Throughout the fall, the theatre department worked to put out several performances. One of them was the 24 Hour Play, with scripts written, directed, performed, and edited by the International Thespian Society. These performances were rehearsed and performed in the span of just a few hours, and then edited over the course of a week and released. There is another 24 hour play coming up at Hammond this spring that anyone in the school can participate in and help out with. Scripts were due already, but anyone at Hammond can fill out the survey on the Theatre website and participate as an actor or editor. There are also Dramastics performances coming up this spring, though dates haven’t been set yet. The other thing that the theatre department is doing is putting on a virtual one act play: “Miss Gender,” an original script written by Hammond alumni Keche Arrington. “Miss Gender” will be rehearsed and filmed online and on Zoom, and then released to the Hammond community in May. 

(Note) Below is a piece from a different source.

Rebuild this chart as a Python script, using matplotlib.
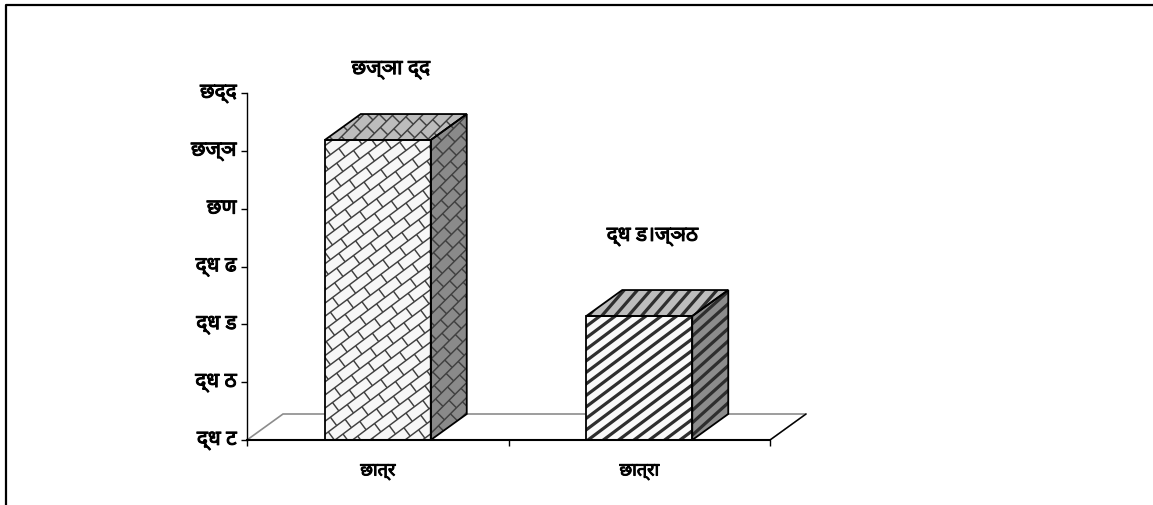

Sophomore Julia Steinberg, a member of ITS who has previously participated both in live performances and in the 24 Hour Play in the fall, discussed how theatre has been different during digital learning. “We’ve had to create new performance opportunities, like our new upcoming spring [play], and change some of our traditions, like the 24 hour play. It’s also been more difficult to form new relationships with people and integrate new people into the department,” Steinberg said, regarding how Mrs. Tobiason and ITS have worked to create performance opportunities for students and keep the collaborative environment even virtually. She also stated that, “As a department, many people have been able to participate more due to less schedule conflicts and more flexibility especially with recorded performances,” referring to how even though digital learning has made performances more difficult in some ways, it has also opened up new opportunities.

The dance department at Hammond has also adapted to the same sort of online performance by having students record themselves dancing and then edit it together and set it to the music to create a video of all the students dancing together, even when they aren’t able to be physically present together. There are four filmed dances available on the Hammond Dance website, “Fall Apart” by the Hammond Junior Dance Company, “Last Dance” by the Hammond Dance Company, “Hold Me” by Dance I/II and “Going Through It” by Dance 1.

The orchestra program also had to adapt to having a completely online class. Where during in person school, class would be spent working as a group to piece together the songs, it’s difficult to have multiple people playing at the same time on Google Meet. To make this sort of group music class work online, students used the website Soundtrap to submit recordings of their playing, or played individually on the Google Meet. To put together their winter concert, they used Flipgrid to record themselves, and then Mrs. Reinhardt pieced together the videos for the concert. The winter concert consisted of four songs; “In the Bleak Midwinter,” “The Christmas Song (Chestnuts Roasting on an Open Fire,” “La Vie en Rose” featuring the Hammond bassists, and “Happy,” and is available on Youtube to watch. Regarding another performance later in the year, senior Camryn Johnson said: “We are hopefully having a spring concert to celebrate the seniors.”

As there currently is a plan for hybrid learning in place to start late this spring, it’s possible that there could be some small performances that could be filmed live instead of edited together, but having the option to continue with virtual and edited performances will allow more flexibility in schedules and rehearsals and possibly allow even more students to participate in the performing arts at Hammond.